When China introduced its first-ever Civil Code, many lawyers and activists applauded it for using more concrete language to define what constitutes sexual harassment and potentially paving the way for further changes to allow victims to seek justice. Do you think the law has made it easier to file a sexual harassment lawsuit in China? Has it brought out any positive change?
Article 1010 [of China’s Civil Code] has helped to raise further the profile of sexual harassment as a rights issue within the legal system and society generally. Importantly, as you mentioned, it provides a definition of sexual harassment with a broad set of examples that clarify that sexual harassment is not just limited to unwanted touching but can also take other forms, like making unwanted verbal sexual advances or displaying offensive images. Article 1010 is also gender neutral, whereas sexual harassment provisions previously only appeared in laws and regulations concerning women.
The Code has only been in effect since January, so it is too early to tell whether it will encourage more survivors to turn to the legal system. A remaining problem is that once survivors get to court, they run into the same evidentiary challenges described above.

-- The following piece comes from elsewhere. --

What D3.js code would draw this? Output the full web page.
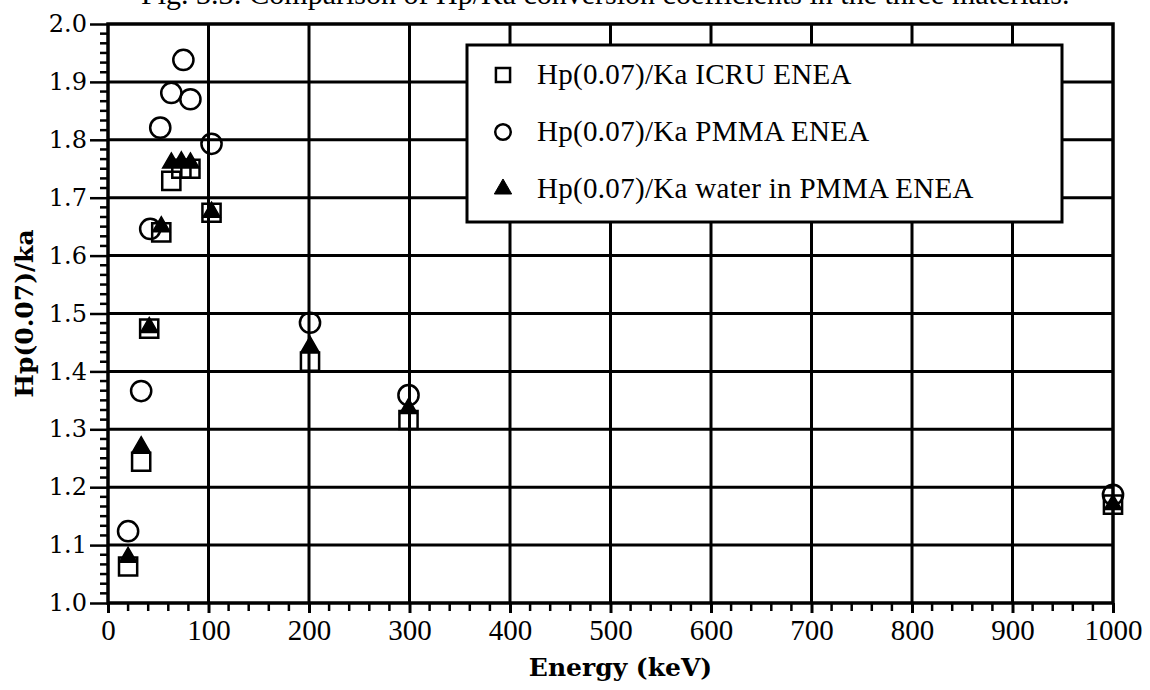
<!DOCTYPE html>
<html>
<head>
<meta charset="utf-8">
<script src="https://cdn.jsdelivr.net/npm/d3@7"></script>
<style>
  html, body { margin: 0; padding: 0; background: #fff; }
  svg { display: block; }
</style>
</head>
<body>
<svg id="chart" width="1150" height="690"></svg>
<script>
// Photon energies (keV) and Hp(0.07)/Ka conversion coefficients
const energyICRU  = [20, 33, 41, 53, 63, 73, 82, 103, 201, 299, 1000];
const valuesICRU  = [1.063, 1.244, 1.474, 1.640, 1.729, 1.750, 1.750, 1.674, 1.417, 1.316, 1.170];

const energyPMMA  = [20, 33, 42, 52, 63, 75, 82, 103, 201, 299, 1000];
const valuesPMMA  = [1.124, 1.366, 1.646, 1.821, 1.881, 1.938, 1.870, 1.793, 1.484, 1.359, 1.187];

const energyWater = [20, 33, 41, 53, 63, 73, 82, 103, 201, 299, 1000];
const valuesWater = [1.079, 1.270, 1.476, 1.650, 1.760, 1.762, 1.760, 1.675, 1.443, 1.336, 1.170];

const seriesNames = [
  "Hp(0.07)/Ka ICRU ENEA",
  "Hp(0.07)/Ka PMMA ENEA",
  "Hp(0.07)/Ka water in PMMA ENEA"
];

const xTicks = [0, 100, 200, 300, 400, 500, 600, 700, 800, 900, 1000];
const yTicks = [1.0, 1.1, 1.2, 1.3, 1.4, 1.5, 1.6, 1.7, 1.8, 1.9, 2.0];

const svg = d3.select("#chart");
const plot = { left: 108, right: 1113, top: 24, bottom: 603 };

const x = d3.scaleLinear().domain([0, 1000]).range([plot.left, plot.right]);
const y = d3.scaleLinear().domain([1.0, 2.0]).range([plot.bottom, plot.top]);

const ink = "#000";

// Caption line running off the top edge
svg.append("text")
  .attr("x", 141).attr("y", 4)
  .attr("font-family", "Liberation Serif, Times New Roman, serif")
  .attr("font-size", 30)
  .attr("fill", ink)
  .text("Fig. 3.3: Comparison of Hp/Ka conversion coefficients in the three materials.");

// Grid
const grid = svg.append("g").attr("stroke", ink).attr("stroke-width", 3);
grid.selectAll("line.v").data(xTicks.slice(1, -1)).join("line")
  .attr("x1", d => x(d)).attr("x2", d => x(d))
  .attr("y1", plot.top).attr("y2", plot.bottom);
grid.selectAll("line.h").data(yTicks.slice(1, -1)).join("line")
  .attr("x1", plot.left).attr("x2", plot.right)
  .attr("y1", d => y(d)).attr("y2", d => y(d));

// Bottom axis: major ticks every 100 keV, minor every 20 keV
const xAxis = d3.axisBottom(x).tickValues(xTicks).tickFormat(d3.format("d"))
  .tickSizeInner(10).tickSizeOuter(0).tickPadding(6);
const gx = svg.append("g").attr("transform", `translate(0,${plot.bottom})`).call(xAxis);
gx.select(".domain").remove();
gx.selectAll(".tick line").attr("stroke", ink).attr("stroke-width", 3);
gx.selectAll(".tick text")
  .attr("font-family", "Liberation Serif, Times New Roman, serif")
  .attr("font-size", 29).attr("fill", ink);

const xMinor = d3.range(0, 1001, 20).filter(d => d % 100 !== 0);
svg.append("g").attr("stroke", ink).attr("stroke-width", 2.5)
  .selectAll("line").data(xMinor).join("line")
  .attr("x1", d => x(d)).attr("x2", d => x(d))
  .attr("y1", plot.bottom).attr("y2", plot.bottom + 8);

// Left axis: major ticks every 0.1, five minor ticks between
const yAxis = d3.axisLeft(y).tickValues(yTicks).tickFormat(d3.format(".1f"))
  .tickSizeInner(18).tickSizeOuter(0).tickPadding(3);
const gy = svg.append("g").attr("transform", `translate(${plot.left},0)`).call(yAxis);
gy.select(".domain").remove();
gy.selectAll(".tick line").attr("stroke", ink).attr("stroke-width", 2.5);
gy.selectAll(".tick text")
  .attr("font-family", "DejaVu Serif, serif")
  .attr("font-size", 24).attr("fill", ink);

const yMinor = [];
for (let i = 0; i < 10; i++) for (let k = 1; k < 6; k++) yMinor.push(1 + i * 0.1 + k * 0.1 / 6);
svg.append("g").attr("stroke", ink).attr("stroke-width", 2.5)
  .selectAll("line").data(yMinor).join("line")
  .attr("x1", plot.left - 8).attr("x2", plot.left)
  .attr("y1", d => y(d)).attr("y2", d => y(d));

// Frame
svg.append("rect")
  .attr("x", plot.left).attr("y", plot.top)
  .attr("width", plot.right - plot.left).attr("height", plot.bottom - plot.top)
  .attr("fill", "none").attr("stroke", ink).attr("stroke-width", 3.5);

// Axis titles
svg.append("text")
  .attr("x", x(500) + 10).attr("y", 676)
  .attr("text-anchor", "middle")
  .attr("font-family", "DejaVu Serif, serif").attr("font-weight", "bold")
  .attr("font-size", 25).attr("fill", ink)
  .text("Energy (keV)");

svg.append("text")
  .attr("transform", `translate(33,${y(1.5)}) rotate(-90)`)
  .attr("text-anchor", "middle")
  .attr("font-family", "DejaVu Serif, serif").attr("font-weight", "bold")
  .attr("font-size", 25).attr("fill", ink)
  .text("Hp(0.07)/ka");

// Markers
const square = d3.symbol().type(d3.symbolSquare).size(330);
const circle = d3.symbol().type(d3.symbolCircle).size(320);
const triangle = d3.symbol().type(d3.symbolTriangle).size(130);

const toPts = (es, vs) => es.map((e, i) => ({ e, v: vs[i] }));

const marks = svg.append("g");
marks.append("g").selectAll("path").data(toPts(energyICRU, valuesICRU)).join("path")
  .attr("d", square)
  .attr("transform", d => `translate(${x(d.e)},${y(d.v)})`)
  .attr("fill", "none").attr("stroke", ink).attr("stroke-width", 2.5);
marks.append("g").selectAll("path").data(toPts(energyPMMA, valuesPMMA)).join("path")
  .attr("d", circle)
  .attr("transform", d => `translate(${x(d.e)},${y(d.v)})`)
  .attr("fill", "none").attr("stroke", ink).attr("stroke-width", 2.5);
marks.append("g").selectAll("path").data(toPts(energyWater, valuesWater)).join("path")
  .attr("d", triangle)
  .attr("transform", d => `translate(${x(d.e)},${y(d.v)})`)
  .attr("fill", ink).attr("stroke", ink).attr("stroke-width", 1.5);

// Legend
const legend = svg.append("g");
legend.append("rect")
  .attr("x", 467).attr("y", 45).attr("width", 595).attr("height", 177)
  .attr("fill", "#fff").attr("stroke", ink).attr("stroke-width", 3);

const legendSymbols = [
  { sym: d3.symbol().type(d3.symbolSquare).size(200), fill: "none", sw: 2.5 },
  { sym: d3.symbol().type(d3.symbolCircle).size(190), fill: "none", sw: 2.5 },
  { sym: d3.symbol().type(d3.symbolTriangle).size(130), fill: ink, sw: 1 }
];
const rowY = [75, 132, 189];
seriesNames.forEach((name, i) => {
  legend.append("path")
    .attr("d", legendSymbols[i].sym)
    .attr("transform", `translate(503,${rowY[i]})`)
    .attr("fill", legendSymbols[i].fill)
    .attr("stroke", ink).attr("stroke-width", legendSymbols[i].sw);
  legend.append("text")
    .attr("x", 537).attr("y", rowY[i] + 9)
    .attr("font-family", "Liberation Serif, Times New Roman, serif")
    .attr("font-size", 29).attr("letter-spacing", 0.3).attr("fill", ink)
    .text(name);
});
</script>
</body>
</html>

The second paragraph in Article 1010 obligates employers to take reasonable measures to prevent and respond to sexual harassment in the workplace. As for Alibaba, it seems like scandal was more important than the Code in prompting them to adopt anti-sexual harassment policies. The law could incentivize employers to adopt such policies by making them liable for workplace harassment if they fail to do so.